Task:
Make a tally of the lines in the records that include the string "HTML", and give only that number.

— begin Records for processing —

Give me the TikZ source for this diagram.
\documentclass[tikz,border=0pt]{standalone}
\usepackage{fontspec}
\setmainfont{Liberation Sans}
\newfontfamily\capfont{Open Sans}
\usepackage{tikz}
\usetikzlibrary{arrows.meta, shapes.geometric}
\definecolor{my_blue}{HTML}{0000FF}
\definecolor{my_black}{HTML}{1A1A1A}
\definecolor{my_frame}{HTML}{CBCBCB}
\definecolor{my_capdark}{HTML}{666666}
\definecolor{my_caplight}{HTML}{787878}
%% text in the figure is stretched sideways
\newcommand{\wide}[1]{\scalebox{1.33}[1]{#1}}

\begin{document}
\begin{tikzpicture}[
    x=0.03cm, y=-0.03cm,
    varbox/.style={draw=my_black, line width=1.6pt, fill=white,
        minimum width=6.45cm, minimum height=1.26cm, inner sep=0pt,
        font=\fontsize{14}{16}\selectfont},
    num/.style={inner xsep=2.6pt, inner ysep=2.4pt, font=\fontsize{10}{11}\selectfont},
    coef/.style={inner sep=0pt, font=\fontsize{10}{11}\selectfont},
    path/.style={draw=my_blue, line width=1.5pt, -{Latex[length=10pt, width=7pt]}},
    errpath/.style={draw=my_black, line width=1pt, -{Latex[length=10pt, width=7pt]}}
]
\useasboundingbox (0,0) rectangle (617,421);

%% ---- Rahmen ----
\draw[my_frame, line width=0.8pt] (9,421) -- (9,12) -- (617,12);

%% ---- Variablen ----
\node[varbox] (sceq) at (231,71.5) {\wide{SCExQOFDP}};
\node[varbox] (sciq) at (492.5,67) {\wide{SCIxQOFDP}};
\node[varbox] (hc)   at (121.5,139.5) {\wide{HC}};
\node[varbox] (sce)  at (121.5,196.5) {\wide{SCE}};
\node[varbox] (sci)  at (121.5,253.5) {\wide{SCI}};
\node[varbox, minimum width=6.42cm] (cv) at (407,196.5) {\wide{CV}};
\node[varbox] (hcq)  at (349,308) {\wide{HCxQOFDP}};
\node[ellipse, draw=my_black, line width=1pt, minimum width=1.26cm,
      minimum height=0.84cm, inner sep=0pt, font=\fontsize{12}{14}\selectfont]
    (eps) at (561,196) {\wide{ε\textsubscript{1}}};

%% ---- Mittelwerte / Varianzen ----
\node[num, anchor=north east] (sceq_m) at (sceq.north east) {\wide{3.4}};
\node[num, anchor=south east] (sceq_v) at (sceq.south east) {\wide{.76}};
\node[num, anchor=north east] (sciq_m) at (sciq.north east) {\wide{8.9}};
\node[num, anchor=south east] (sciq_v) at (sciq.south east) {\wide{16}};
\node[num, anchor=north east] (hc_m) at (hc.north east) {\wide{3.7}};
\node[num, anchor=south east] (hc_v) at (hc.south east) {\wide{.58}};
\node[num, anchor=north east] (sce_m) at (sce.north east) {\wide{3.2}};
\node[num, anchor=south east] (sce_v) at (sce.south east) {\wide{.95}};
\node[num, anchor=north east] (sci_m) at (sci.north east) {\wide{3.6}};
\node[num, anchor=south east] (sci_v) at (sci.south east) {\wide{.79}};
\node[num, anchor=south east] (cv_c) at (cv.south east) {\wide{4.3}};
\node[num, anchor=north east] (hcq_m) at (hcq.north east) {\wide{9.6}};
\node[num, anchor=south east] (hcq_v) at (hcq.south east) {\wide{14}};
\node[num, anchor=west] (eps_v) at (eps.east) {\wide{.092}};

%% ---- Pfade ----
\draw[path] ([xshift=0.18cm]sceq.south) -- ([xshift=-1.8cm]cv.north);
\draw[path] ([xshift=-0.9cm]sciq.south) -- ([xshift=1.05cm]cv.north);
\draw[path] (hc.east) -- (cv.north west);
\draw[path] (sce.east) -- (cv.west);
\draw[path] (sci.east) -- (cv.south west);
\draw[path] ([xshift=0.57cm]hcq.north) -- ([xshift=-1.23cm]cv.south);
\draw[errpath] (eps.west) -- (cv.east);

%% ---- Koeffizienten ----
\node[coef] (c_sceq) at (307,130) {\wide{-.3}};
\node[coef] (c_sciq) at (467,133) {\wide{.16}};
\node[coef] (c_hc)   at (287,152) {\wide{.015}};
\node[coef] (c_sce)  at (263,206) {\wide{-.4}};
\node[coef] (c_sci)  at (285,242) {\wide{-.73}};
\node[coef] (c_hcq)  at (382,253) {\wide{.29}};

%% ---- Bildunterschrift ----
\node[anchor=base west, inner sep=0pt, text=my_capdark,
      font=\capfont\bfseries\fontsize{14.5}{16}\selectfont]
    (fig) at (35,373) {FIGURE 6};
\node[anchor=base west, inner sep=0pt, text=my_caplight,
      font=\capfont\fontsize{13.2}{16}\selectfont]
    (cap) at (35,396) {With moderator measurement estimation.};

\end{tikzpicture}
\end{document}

— end Records for processing —
— begin Records for processing —

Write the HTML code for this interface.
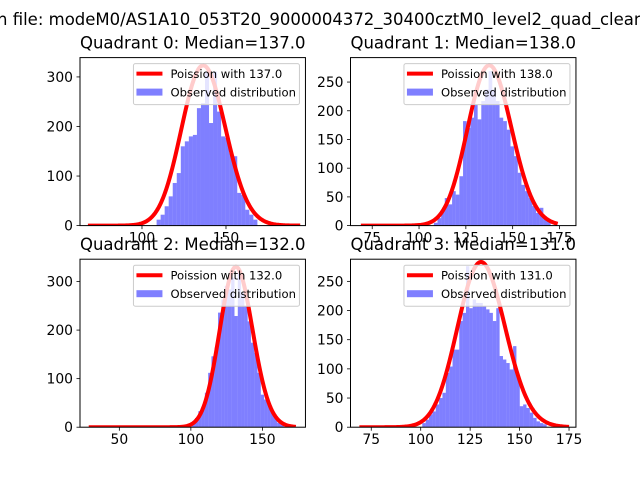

— end Records for processing —

Response:
6